(Figure scripts)
** Start **
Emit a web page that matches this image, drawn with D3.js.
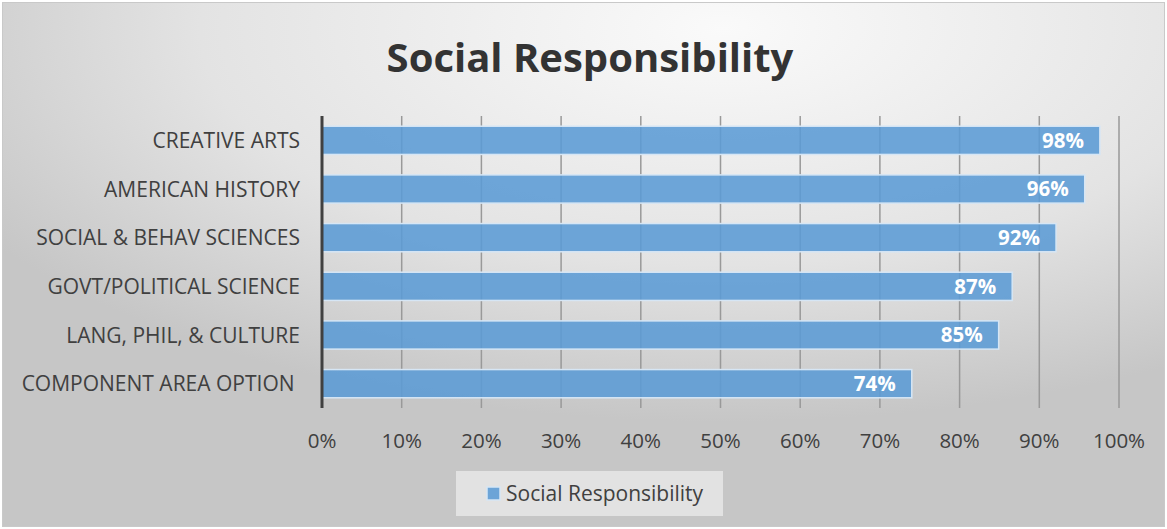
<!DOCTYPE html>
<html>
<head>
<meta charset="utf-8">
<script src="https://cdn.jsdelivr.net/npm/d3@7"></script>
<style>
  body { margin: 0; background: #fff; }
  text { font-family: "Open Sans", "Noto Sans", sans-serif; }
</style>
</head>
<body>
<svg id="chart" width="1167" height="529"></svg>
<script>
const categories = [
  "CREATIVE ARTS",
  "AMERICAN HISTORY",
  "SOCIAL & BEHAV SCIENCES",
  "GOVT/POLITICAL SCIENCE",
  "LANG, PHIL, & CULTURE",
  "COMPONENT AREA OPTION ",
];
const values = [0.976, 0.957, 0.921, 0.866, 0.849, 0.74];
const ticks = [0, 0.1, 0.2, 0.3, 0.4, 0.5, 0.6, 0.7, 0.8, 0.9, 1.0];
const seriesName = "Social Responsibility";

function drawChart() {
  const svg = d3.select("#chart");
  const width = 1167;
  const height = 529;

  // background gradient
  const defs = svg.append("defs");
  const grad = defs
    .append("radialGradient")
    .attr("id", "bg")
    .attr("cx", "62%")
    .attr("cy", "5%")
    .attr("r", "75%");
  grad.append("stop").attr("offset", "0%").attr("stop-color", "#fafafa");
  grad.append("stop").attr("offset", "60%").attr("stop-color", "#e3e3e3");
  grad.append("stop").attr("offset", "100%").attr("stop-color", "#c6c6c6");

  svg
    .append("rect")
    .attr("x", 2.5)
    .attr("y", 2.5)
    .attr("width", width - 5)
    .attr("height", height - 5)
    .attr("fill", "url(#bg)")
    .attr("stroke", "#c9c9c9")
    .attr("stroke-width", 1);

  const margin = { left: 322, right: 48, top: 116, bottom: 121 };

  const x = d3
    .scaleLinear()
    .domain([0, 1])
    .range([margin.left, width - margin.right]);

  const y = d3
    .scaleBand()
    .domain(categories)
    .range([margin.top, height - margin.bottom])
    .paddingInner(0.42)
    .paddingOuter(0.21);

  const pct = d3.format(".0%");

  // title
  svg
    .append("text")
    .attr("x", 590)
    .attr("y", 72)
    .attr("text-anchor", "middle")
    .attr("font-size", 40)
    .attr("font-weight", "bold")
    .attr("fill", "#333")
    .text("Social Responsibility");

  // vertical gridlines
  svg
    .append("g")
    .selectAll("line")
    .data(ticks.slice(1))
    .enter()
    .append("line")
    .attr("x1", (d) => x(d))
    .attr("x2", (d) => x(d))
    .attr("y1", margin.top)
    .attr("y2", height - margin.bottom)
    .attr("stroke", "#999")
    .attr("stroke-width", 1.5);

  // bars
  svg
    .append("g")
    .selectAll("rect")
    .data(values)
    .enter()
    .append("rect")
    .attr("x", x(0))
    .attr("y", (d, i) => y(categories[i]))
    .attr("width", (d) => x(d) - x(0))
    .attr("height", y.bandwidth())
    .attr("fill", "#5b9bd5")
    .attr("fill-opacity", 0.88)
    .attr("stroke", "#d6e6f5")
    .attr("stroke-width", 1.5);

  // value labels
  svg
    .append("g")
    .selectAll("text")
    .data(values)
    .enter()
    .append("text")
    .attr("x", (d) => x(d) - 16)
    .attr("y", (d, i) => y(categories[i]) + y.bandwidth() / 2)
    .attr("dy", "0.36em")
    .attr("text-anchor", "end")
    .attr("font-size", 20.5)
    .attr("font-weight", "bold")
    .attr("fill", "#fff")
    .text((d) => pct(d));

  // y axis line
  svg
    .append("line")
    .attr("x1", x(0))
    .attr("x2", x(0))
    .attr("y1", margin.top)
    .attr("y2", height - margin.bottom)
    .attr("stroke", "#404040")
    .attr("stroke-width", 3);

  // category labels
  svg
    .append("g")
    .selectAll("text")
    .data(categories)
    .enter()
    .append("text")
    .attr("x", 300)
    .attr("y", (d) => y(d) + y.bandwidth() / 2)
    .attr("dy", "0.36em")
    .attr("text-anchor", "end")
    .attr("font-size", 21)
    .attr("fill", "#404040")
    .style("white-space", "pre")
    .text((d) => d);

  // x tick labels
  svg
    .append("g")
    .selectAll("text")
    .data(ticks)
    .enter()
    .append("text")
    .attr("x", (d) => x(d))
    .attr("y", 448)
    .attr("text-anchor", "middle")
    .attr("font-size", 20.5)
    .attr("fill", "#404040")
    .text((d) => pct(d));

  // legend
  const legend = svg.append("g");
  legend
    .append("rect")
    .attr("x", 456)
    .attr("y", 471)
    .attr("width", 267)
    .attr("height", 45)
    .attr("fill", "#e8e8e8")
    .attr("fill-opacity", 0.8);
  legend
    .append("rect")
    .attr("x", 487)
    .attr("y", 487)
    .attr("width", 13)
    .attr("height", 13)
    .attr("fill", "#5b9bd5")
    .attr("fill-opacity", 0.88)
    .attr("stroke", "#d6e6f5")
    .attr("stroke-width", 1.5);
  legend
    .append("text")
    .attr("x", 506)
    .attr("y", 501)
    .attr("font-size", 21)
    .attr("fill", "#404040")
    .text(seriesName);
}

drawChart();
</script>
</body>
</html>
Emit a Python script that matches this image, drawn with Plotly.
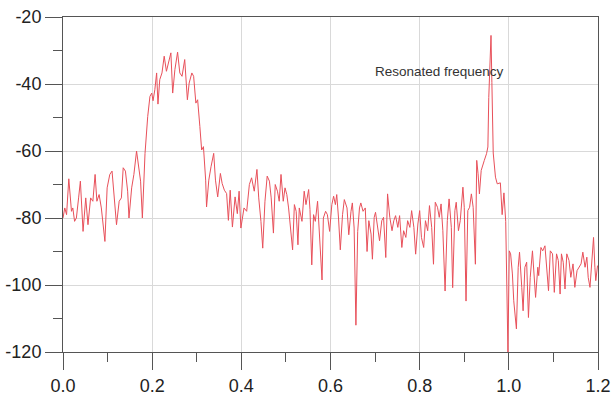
** End **
-- GIVEN PROBLEM --
The entries above should be reproduced exactly, without their pictures.

-- COMPLETED TASK --
Emit a web page that matches this image, drawn with D3.js.
<!DOCTYPE html>
<html>
<head>
<meta charset="utf-8">
<script src="https://cdn.jsdelivr.net/npm/d3@7"></script>
<style>
  body { margin: 0; background: #fff; }
  text { font-family: "Open Sans", "Noto Sans", sans-serif; }
</style>
</head>
<body>
<svg id="chart" width="1167" height="529"></svg>
<script>
const categories = [
  "CREATIVE ARTS",
  "AMERICAN HISTORY",
  "SOCIAL & BEHAV SCIENCES",
  "GOVT/POLITICAL SCIENCE",
  "LANG, PHIL, & CULTURE",
  "COMPONENT AREA OPTION ",
];
const values = [0.976, 0.957, 0.921, 0.866, 0.849, 0.74];
const ticks = [0, 0.1, 0.2, 0.3, 0.4, 0.5, 0.6, 0.7, 0.8, 0.9, 1.0];
const seriesName = "Social Responsibility";

function drawChart() {
  const svg = d3.select("#chart");
  const width = 1167;
  const height = 529;

  // background gradient
  const defs = svg.append("defs");
  const grad = defs
    .append("radialGradient")
    .attr("id", "bg")
    .attr("cx", "62%")
    .attr("cy", "5%")
    .attr("r", "75%");
  grad.append("stop").attr("offset", "0%").attr("stop-color", "#fafafa");
  grad.append("stop").attr("offset", "60%").attr("stop-color", "#e3e3e3");
  grad.append("stop").attr("offset", "100%").attr("stop-color", "#c6c6c6");

  svg
    .append("rect")
    .attr("x", 2.5)
    .attr("y", 2.5)
    .attr("width", width - 5)
    .attr("height", height - 5)
    .attr("fill", "url(#bg)")
    .attr("stroke", "#c9c9c9")
    .attr("stroke-width", 1);

  const margin = { left: 322, right: 48, top: 116, bottom: 121 };

  const x = d3
    .scaleLinear()
    .domain([0, 1])
    .range([margin.left, width - margin.right]);

  const y = d3
    .scaleBand()
    .domain(categories)
    .range([margin.top, height - margin.bottom])
    .paddingInner(0.42)
    .paddingOuter(0.21);

  const pct = d3.format(".0%");

  // title
  svg
    .append("text")
    .attr("x", 590)
    .attr("y", 72)
    .attr("text-anchor", "middle")
    .attr("font-size", 40)
    .attr("font-weight", "bold")
    .attr("fill", "#333")
    .text("Social Responsibility");

  // vertical gridlines
  svg
    .append("g")
    .selectAll("line")
    .data(ticks.slice(1))
    .enter()
    .append("line")
    .attr("x1", (d) => x(d))
    .attr("x2", (d) => x(d))
    .attr("y1", margin.top)
    .attr("y2", height - margin.bottom)
    .attr("stroke", "#999")
    .attr("stroke-width", 1.5);

  // bars
  svg
    .append("g")
    .selectAll("rect")
    .data(values)
    .enter()
    .append("rect")
    .attr("x", x(0))
    .attr("y", (d, i) => y(categories[i]))
    .attr("width", (d) => x(d) - x(0))
    .attr("height", y.bandwidth())
    .attr("fill", "#5b9bd5")
    .attr("fill-opacity", 0.88)
    .attr("stroke", "#d6e6f5")
    .attr("stroke-width", 1.5);

  // value labels
  svg
    .append("g")
    .selectAll("text")
    .data(values)
    .enter()
    .append("text")
    .attr("x", (d) => x(d) - 16)
    .attr("y", (d, i) => y(categories[i]) + y.bandwidth() / 2)
    .attr("dy", "0.36em")
    .attr("text-anchor", "end")
    .attr("font-size", 20.5)
    .attr("font-weight", "bold")
    .attr("fill", "#fff")
    .text((d) => pct(d));

  // y axis line
  svg
    .append("line")
    .attr("x1", x(0))
    .attr("x2", x(0))
    .attr("y1", margin.top)
    .attr("y2", height - margin.bottom)
    .attr("stroke", "#404040")
    .attr("stroke-width", 3);

  // category labels
  svg
    .append("g")
    .selectAll("text")
    .data(categories)
    .enter()
    .append("text")
    .attr("x", 300)
    .attr("y", (d) => y(d) + y.bandwidth() / 2)
    .attr("dy", "0.36em")
    .attr("text-anchor", "end")
    .attr("font-size", 21)
    .attr("fill", "#404040")
    .style("white-space", "pre")
    .text((d) => d);

  // x tick labels
  svg
    .append("g")
    .selectAll("text")
    .data(ticks)
    .enter()
    .append("text")
    .attr("x", (d) => x(d))
    .attr("y", 448)
    .attr("text-anchor", "middle")
    .attr("font-size", 20.5)
    .attr("fill", "#404040")
    .text((d) => pct(d));

  // legend
  const legend = svg.append("g");
  legend
    .append("rect")
    .attr("x", 456)
    .attr("y", 471)
    .attr("width", 267)
    .attr("height", 45)
    .attr("fill", "#e8e8e8")
    .attr("fill-opacity", 0.8);
  legend
    .append("rect")
    .attr("x", 487)
    .attr("y", 487)
    .attr("width", 13)
    .attr("height", 13)
    .attr("fill", "#5b9bd5")
    .attr("fill-opacity", 0.88)
    .attr("stroke", "#d6e6f5")
    .attr("stroke-width", 1.5);
  legend
    .append("text")
    .attr("x", 506)
    .attr("y", 501)
    .attr("font-size", 21)
    .attr("fill", "#404040")
    .text(seriesName);
}

drawChart();
</script>
</body>
</html>
Emit a Python script that matches this image, drawn with Plotly.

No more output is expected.